##### Data rows #####
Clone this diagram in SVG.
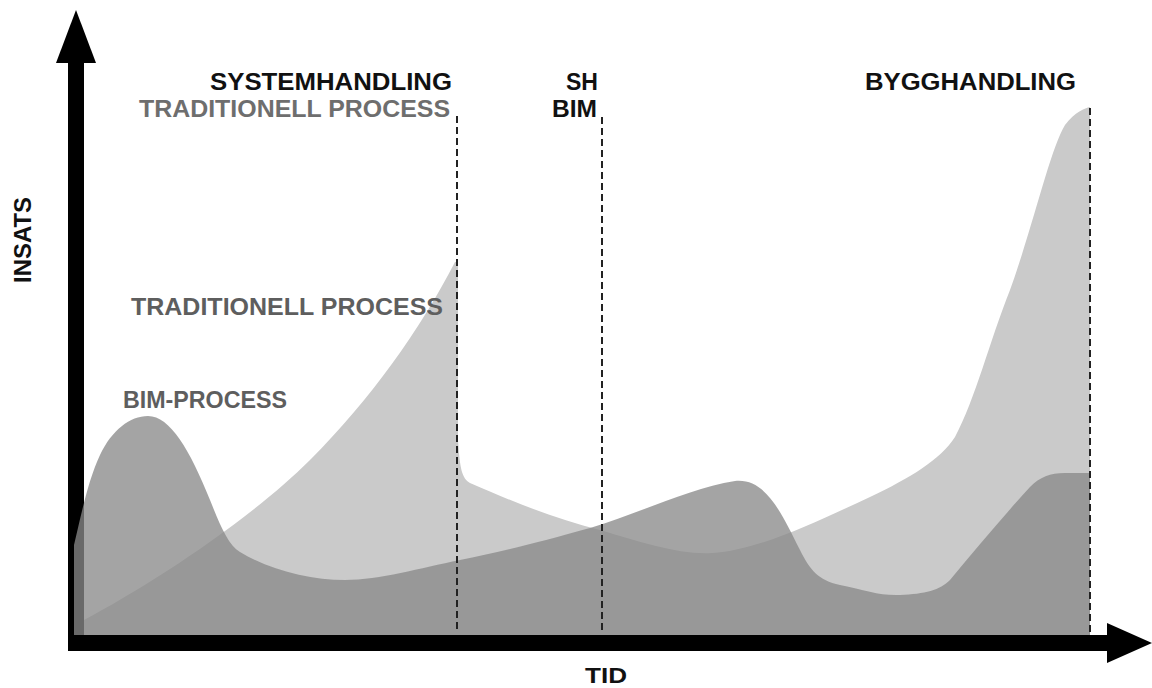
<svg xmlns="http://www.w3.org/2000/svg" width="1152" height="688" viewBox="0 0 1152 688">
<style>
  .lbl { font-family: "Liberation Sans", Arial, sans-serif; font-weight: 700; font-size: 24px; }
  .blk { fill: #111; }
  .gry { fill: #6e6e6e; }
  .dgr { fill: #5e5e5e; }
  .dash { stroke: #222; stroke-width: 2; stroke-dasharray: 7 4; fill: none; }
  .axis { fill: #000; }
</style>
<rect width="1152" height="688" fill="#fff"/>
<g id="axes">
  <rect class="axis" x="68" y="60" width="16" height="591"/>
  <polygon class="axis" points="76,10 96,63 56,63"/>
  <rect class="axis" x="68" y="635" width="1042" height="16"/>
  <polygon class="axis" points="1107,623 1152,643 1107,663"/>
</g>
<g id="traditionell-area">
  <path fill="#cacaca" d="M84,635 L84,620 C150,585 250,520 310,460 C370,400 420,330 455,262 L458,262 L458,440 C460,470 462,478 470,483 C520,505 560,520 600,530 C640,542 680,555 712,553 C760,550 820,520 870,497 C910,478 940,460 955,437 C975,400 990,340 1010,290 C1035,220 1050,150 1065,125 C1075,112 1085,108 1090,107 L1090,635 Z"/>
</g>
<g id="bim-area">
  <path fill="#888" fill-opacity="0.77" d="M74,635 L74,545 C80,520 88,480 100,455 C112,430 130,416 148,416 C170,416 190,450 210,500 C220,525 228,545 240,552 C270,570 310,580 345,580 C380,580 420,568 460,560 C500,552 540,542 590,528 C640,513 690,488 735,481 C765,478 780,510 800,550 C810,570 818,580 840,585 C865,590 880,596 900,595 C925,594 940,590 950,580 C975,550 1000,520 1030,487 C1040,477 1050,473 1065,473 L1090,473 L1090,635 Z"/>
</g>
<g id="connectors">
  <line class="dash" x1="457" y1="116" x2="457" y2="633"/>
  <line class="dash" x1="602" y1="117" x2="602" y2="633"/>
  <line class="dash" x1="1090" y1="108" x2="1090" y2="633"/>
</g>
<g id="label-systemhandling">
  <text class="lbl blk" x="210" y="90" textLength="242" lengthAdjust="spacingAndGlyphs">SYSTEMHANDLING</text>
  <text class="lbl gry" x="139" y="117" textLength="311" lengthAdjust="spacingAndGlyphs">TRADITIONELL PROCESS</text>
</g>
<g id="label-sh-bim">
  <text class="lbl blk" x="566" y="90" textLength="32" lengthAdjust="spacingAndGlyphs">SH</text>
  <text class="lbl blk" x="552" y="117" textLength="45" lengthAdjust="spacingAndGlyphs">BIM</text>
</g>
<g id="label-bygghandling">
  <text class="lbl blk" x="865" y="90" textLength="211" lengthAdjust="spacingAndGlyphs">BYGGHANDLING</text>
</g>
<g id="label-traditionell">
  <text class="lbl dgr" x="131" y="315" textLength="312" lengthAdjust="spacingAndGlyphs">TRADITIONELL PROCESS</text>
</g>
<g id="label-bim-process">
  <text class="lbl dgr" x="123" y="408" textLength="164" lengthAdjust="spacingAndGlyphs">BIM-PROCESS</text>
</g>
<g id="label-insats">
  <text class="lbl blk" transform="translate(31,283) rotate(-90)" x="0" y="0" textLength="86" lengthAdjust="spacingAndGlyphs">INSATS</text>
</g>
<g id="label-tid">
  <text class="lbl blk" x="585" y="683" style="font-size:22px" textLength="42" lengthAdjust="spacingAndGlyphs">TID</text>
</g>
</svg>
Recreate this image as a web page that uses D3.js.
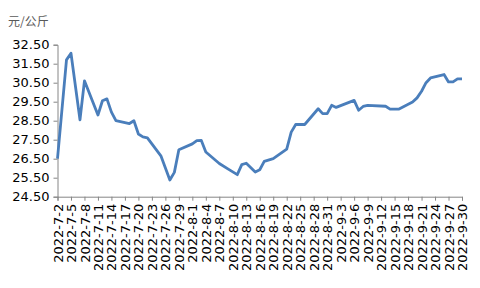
#####
> [Given request]
Transcribe the full listing character for character. Pictures are excluded.

> [Solution for this task]
Clone this diagram in SVG.
<svg xmlns="http://www.w3.org/2000/svg" width="1152" height="688" viewBox="0 0 1152 688">
<style>
  .lbl { font-family: "Liberation Sans", Arial, sans-serif; font-weight: 700; font-size: 24px; }
  .blk { fill: #111; }
  .gry { fill: #6e6e6e; }
  .dgr { fill: #5e5e5e; }
  .dash { stroke: #222; stroke-width: 2; stroke-dasharray: 7 4; fill: none; }
  .axis { fill: #000; }
</style>
<rect width="1152" height="688" fill="#fff"/>
<g id="axes">
  <rect class="axis" x="68" y="60" width="16" height="591"/>
  <polygon class="axis" points="76,10 96,63 56,63"/>
  <rect class="axis" x="68" y="635" width="1042" height="16"/>
  <polygon class="axis" points="1107,623 1152,643 1107,663"/>
</g>
<g id="traditionell-area">
  <path fill="#cacaca" d="M84,635 L84,620 C150,585 250,520 310,460 C370,400 420,330 455,262 L458,262 L458,440 C460,470 462,478 470,483 C520,505 560,520 600,530 C640,542 680,555 712,553 C760,550 820,520 870,497 C910,478 940,460 955,437 C975,400 990,340 1010,290 C1035,220 1050,150 1065,125 C1075,112 1085,108 1090,107 L1090,635 Z"/>
</g>
<g id="bim-area">
  <path fill="#888" fill-opacity="0.77" d="M74,635 L74,545 C80,520 88,480 100,455 C112,430 130,416 148,416 C170,416 190,450 210,500 C220,525 228,545 240,552 C270,570 310,580 345,580 C380,580 420,568 460,560 C500,552 540,542 590,528 C640,513 690,488 735,481 C765,478 780,510 800,550 C810,570 818,580 840,585 C865,590 880,596 900,595 C925,594 940,590 950,580 C975,550 1000,520 1030,487 C1040,477 1050,473 1065,473 L1090,473 L1090,635 Z"/>
</g>
<g id="connectors">
  <line class="dash" x1="457" y1="116" x2="457" y2="633"/>
  <line class="dash" x1="602" y1="117" x2="602" y2="633"/>
  <line class="dash" x1="1090" y1="108" x2="1090" y2="633"/>
</g>
<g id="label-systemhandling">
  <text class="lbl blk" x="210" y="90" textLength="242" lengthAdjust="spacingAndGlyphs">SYSTEMHANDLING</text>
  <text class="lbl gry" x="139" y="117" textLength="311" lengthAdjust="spacingAndGlyphs">TRADITIONELL PROCESS</text>
</g>
<g id="label-sh-bim">
  <text class="lbl blk" x="566" y="90" textLength="32" lengthAdjust="spacingAndGlyphs">SH</text>
  <text class="lbl blk" x="552" y="117" textLength="45" lengthAdjust="spacingAndGlyphs">BIM</text>
</g>
<g id="label-bygghandling">
  <text class="lbl blk" x="865" y="90" textLength="211" lengthAdjust="spacingAndGlyphs">BYGGHANDLING</text>
</g>
<g id="label-traditionell">
  <text class="lbl dgr" x="131" y="315" textLength="312" lengthAdjust="spacingAndGlyphs">TRADITIONELL PROCESS</text>
</g>
<g id="label-bim-process">
  <text class="lbl dgr" x="123" y="408" textLength="164" lengthAdjust="spacingAndGlyphs">BIM-PROCESS</text>
</g>
<g id="label-insats">
  <text class="lbl blk" transform="translate(31,283) rotate(-90)" x="0" y="0" textLength="86" lengthAdjust="spacingAndGlyphs">INSATS</text>
</g>
<g id="label-tid">
  <text class="lbl blk" x="585" y="683" style="font-size:22px" textLength="42" lengthAdjust="spacingAndGlyphs">TID</text>
</g>
</svg>
Recreate this image as a web page that uses D3.js.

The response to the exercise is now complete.